Con todos estos presupuestos, pese al calor que achicharraba en Roma y con los pies llagados a causa de un calzado inadecuado, acompañado del buen compañero Mn Josep Casals, tan interesado como yo en estos y otros menesteres, nos trasladamos al lugar y disfrutamos de lo lindo con la visita. Me emocionó ver en la lista a uno nacido en territorio de Taradell, parroquia de Santa Eugenia de Berga, mi primer lugar de ministerio sacerdotal.

Sinceramente, debo añadir que al interior del recinto le falta encanto, que los objetos, símbolo y recuerdo de los mártires, están puestos con poca gracia. Que la entidad que lo protege parece que no le interesen demasiado las visitas, ni siquiera se dignaron contestar mi e-mail que les preguntaba el horario de apertura y cierre de la iglesia.

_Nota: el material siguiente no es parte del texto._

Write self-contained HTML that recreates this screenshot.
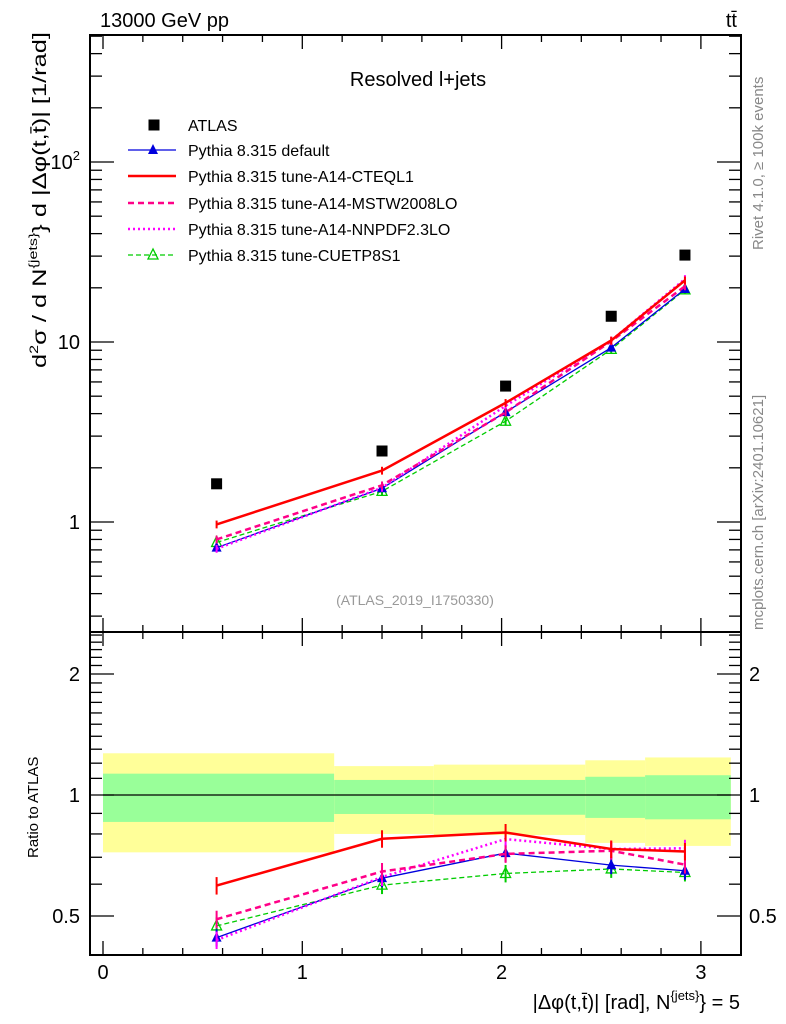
<!DOCTYPE html>
<html><head><meta charset="utf-8"><style>
body{margin:0;background:#fff;}
svg{display:block;font-family:"Liberation Sans",sans-serif;}
</style></head><body>
<svg id="c" width="786" height="1024" viewBox="0 0 786 1024">
<text x="100" y="27" font-size="20">13000 GeV pp</text>
<text x="737" y="27" font-size="20" text-anchor="end">tt̄</text>
<text x="418" y="86" font-size="20" text-anchor="middle">Resolved l+jets</text>
<text x="415" y="605" font-size="14" fill="#999" text-anchor="middle">(ATLAS_2019_I1750330)</text>
<text transform="translate(763,250) rotate(-90)" font-size="15" fill="#888">Rivet 4.1.0, ≥ 100k events</text>
<text transform="translate(763,630) rotate(-90)" font-size="15" fill="#888">mcplots.cern.ch [arXiv:2401.10621]</text>
<text transform="translate(46,368) rotate(-90)" font-size="19" textLength="336" lengthAdjust="spacingAndGlyphs">d<tspan font-size="12" dy="-8">2</tspan><tspan dy="8">σ  /  d N</tspan><tspan font-size="12" dy="-9">{jets}</tspan><tspan dy="9">} d |Δφ(t,t̄)| [1/rad]</tspan></text>
<text transform="translate(38,858) rotate(-90)" font-size="15">Ratio to ATLAS</text>
<text x="740" y="1009" font-size="20" text-anchor="end">|Δφ(t,t̄)| [rad], N<tspan font-size="13" dy="-9">{jets}</tspan><tspan dy="9">} = 5</tspan></text>
<g id="g"></g>
</svg>
<script>
const xCenters=[0.57,1.40,2.02,2.55,2.92];
const binEdges=[0,1.16,1.66,2.42,2.72,3.15];
const atlas=[1.63,2.48,5.69,13.9,30.4];
const pyDefault=[0.72,1.54,4.08,9.3,19.7];
const pyCTEQL1=[0.97,1.93,4.59,10.2,22.0];
const pyMSTW=[0.80,1.60,4.06,10.1,20.4];
const pyNNPDF=[0.71,1.55,4.42,10.2,22.4];
const pyCUETP=[0.77,1.48,3.63,9.1,19.5];
const bandYellowHi=[1.27,1.18,1.19,1.22,1.24];
const bandYellowLo=[0.72,0.80,0.795,0.76,0.747];
const bandGreenHi=[1.13,1.09,1.09,1.11,1.12];
const bandGreenLo=[0.857,0.897,0.893,0.877,0.87];
const xTicks=[0,1,2,3];
const mainTicks=[1,10,100];
const ratioTicks=[0.5,1,2];

const NS="http://www.w3.org/2000/svg";
const g=document.getElementById('g');
function el(t,a,p){const e=document.createElementNS(NS,t);for(const k in a)e.setAttribute(k,a[k]);(p||g).appendChild(e);return e;}
const L=90,R=741,T=35,MB=632,RB=955;
const X=v=>103+v*199.3;
const Y=v=>522-Math.log10(v)*180;
const YR=v=>795-Math.log2(v)*121;

for(let i=0;i<atlas.length;i++){
  let e=el('rect',{x:X(binEdges[i]),y:YR(bandYellowHi[i]),width:X(binEdges[i+1])-X(binEdges[i]),height:YR(bandYellowLo[i])-YR(bandYellowHi[i]),fill:'#ffff99'});
  
  
  e=el('rect',{x:X(binEdges[i]),y:YR(bandGreenHi[i]),width:X(binEdges[i+1])-X(binEdges[i]),height:YR(bandGreenLo[i])-YR(bandGreenHi[i]),fill:'#99ff99'});
  
  
}
let ref=el('line',{x1:X(binEdges[0]),x2:X(binEdges[5]),y1:YR(1),y2:YR(1),stroke:'#000','stroke-width':1.2});



for(const [y1,y2,n] of [[T,MB,'main-frame'],[MB,RB,'ratio-frame']]){
  const f=el('rect',{x:L,y:y1,width:R-L,height:y2-y1,fill:'none',stroke:'#000','stroke-width':2});
  
  
}
function tick(x1,y1,x2,y2){el('line',{x1,y1,x2,y2,stroke:'#000','stroke-width':1.3});}
for(let v=0;v<=3.2;v+=0.2){const x=X(v);const maj=Math.abs(v-Math.round(v))<1e-6;const len=maj?14:7;
  for(const [yb,yt] of [[MB,T],[RB,MB]]){tick(x,yb,x,yb-len);tick(x,yt,x,yt+len);}}
xTicks.forEach(v=>{const t=el('text',{x:X(v),y:979,'font-size':20,'text-anchor':'middle'});t.textContent=v;
  
  });
for(let d=-1;d<=2;d++)for(let m=1;m<=9;m++){const v=m*Math.pow(10,d);const y=Y(v);if(y<T||y>MB)continue;const len=m==1?24:12;tick(L,y,L+len,y);tick(R,y,R-len,y);}
mainTicks.forEach(v=>{const t=el('text',{x:80,y:Y(v)+7,'font-size':20,'text-anchor':'end'});
  if(v==100){t.textContent='10';const s=el('tspan',{'font-size':13,dy:-9},t);s.textContent='2';}else t.textContent=v;
  
  });
for(let k=5;k<=25;k++){const v=k/10;const y=YR(v);if(y<MB||y>RB)continue;const len=(k==5||k==10||k==20)?24:12;tick(L,y,L+len,y);tick(R,y,R-len,y);}
ratioTicks.forEach(v=>{for(const [x,a] of [[80,'end'],[749,'start']]){const t=el('text',{x,y:YR(v)+7,'font-size':20,'text-anchor':a});t.textContent=v;
  
  }});

function marker(type,x,y,color){
  if(type=='sq'){const e=el('rect',{x:x-5.5,y:y-5.5,width:11,height:11,fill:color});return e;}
  if(type=='tri')return el('polygon',{points:`${x},${y-6} ${x-5},${y+4} ${x+5},${y+4}`,fill:color});
  if(type=='otri')return el('polygon',{points:`${x},${y-6} ${x-5},${y+4} ${x+5},${y+4}`,fill:'none',stroke:color,'stroke-width':1.3});
  return null;
}
const series=[
 {n:'pythia-cuetp8s1',d:pyCUETP,c:'#00cc00',w:1.3,da:'5,3',m:'otri',lbl:'Pythia 8.315 tune-CUETP8S1'},
 {n:'pythia-default',d:pyDefault,c:'#0000dd',w:1.3,da:'',m:'tri',lbl:'Pythia 8.315 default'},
 {n:'pythia-nnpdf',d:pyNNPDF,c:'#ff00ff',w:2.5,da:'2,3',m:'',lbl:'Pythia 8.315 tune-A14-NNPDF2.3LO'},
 {n:'pythia-mstw',d:pyMSTW,c:'#ff0088',w:2.5,da:'6,4',m:'',lbl:'Pythia 8.315 tune-A14-MSTW2008LO'},
 {n:'pythia-cteql1',d:pyCTEQL1,c:'#ff0000',w:2.5,da:'',m:'',lbl:'Pythia 8.315 tune-A14-CTEQL1'}
];
series.forEach(s=>{
  for(const [fy,vals,suffix] of [[Y,s.d,''],[YR,s.d.map((v,i)=>v/atlas[i]),'-ratio']]){
    const pts=vals.map((v,i)=>X(xCenters[i])+','+fy(v)).join(' ');
    const p=el('polyline',{points:pts,fill:'none',stroke:s.c,'stroke-width':s.w,'stroke-dasharray':s.da});
    
    
    vals.forEach((v,i)=>{const x=X(xCenters[i]);const e=v*0.05;
      const b=el('line',{x1:x,x2:x,y1:fy(v+e),y2:fy(v-e),stroke:s.c,'stroke-width':2});
      
      
      const mk=marker(s.m,x,fy(v),s.c);
      if(mk){
      }
    });
  }
});
atlas.forEach((v,i)=>{const m=marker('sq',X(xCenters[i]),Y(v),'#000');
  
  });

const legY=[125,150,176,203,229,255];
const legOrder=[null,series[1],series[4],series[3],series[2],series[0]];
legOrder.forEach((s,i)=>{const y=legY[i];
  const t=el('text',{x:188,y:y+6,'font-size':16});t.textContent=s?s.lbl:'ATLAS';
  
  
  if(!s){const m=marker('sq',154,y,'#000');return;}
  const l=el('line',{x1:128,x2:176,y1:y,y2:y,stroke:s.c,'stroke-width':s.w,'stroke-dasharray':s.da});
  
  
  const m=marker(s.m,153,y,s.c);
  if(m){
  }
});
</script>
</body></html>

Domina la estancia el icono de los mártires del siglo XX, que no es un prodigio de hermosura, pero sí muy digno de verlo con atención y reverencia. No se trata de personas vestidas a la antigua usanza, ni de que tengan una palma en la mano. Alguno tiene ante sí el pelotón de ejecución, pertrechado de los correspondientes fusiles, por citar un caso. Es obvio que Mons. Romero ocupa lugar preferente en el heterogéneo conjunto.
Los pies no me dolían cuando me fui, me sentía espiritualmente muy satisfecho. Salí convencido de que algo nuevo se iniciaba en el terreno del que he hablado, aunque tal vez falte tiempo para ser reconocido. Muchos otros, de entre mis compañeros, se lo perdieron, peor para ellos.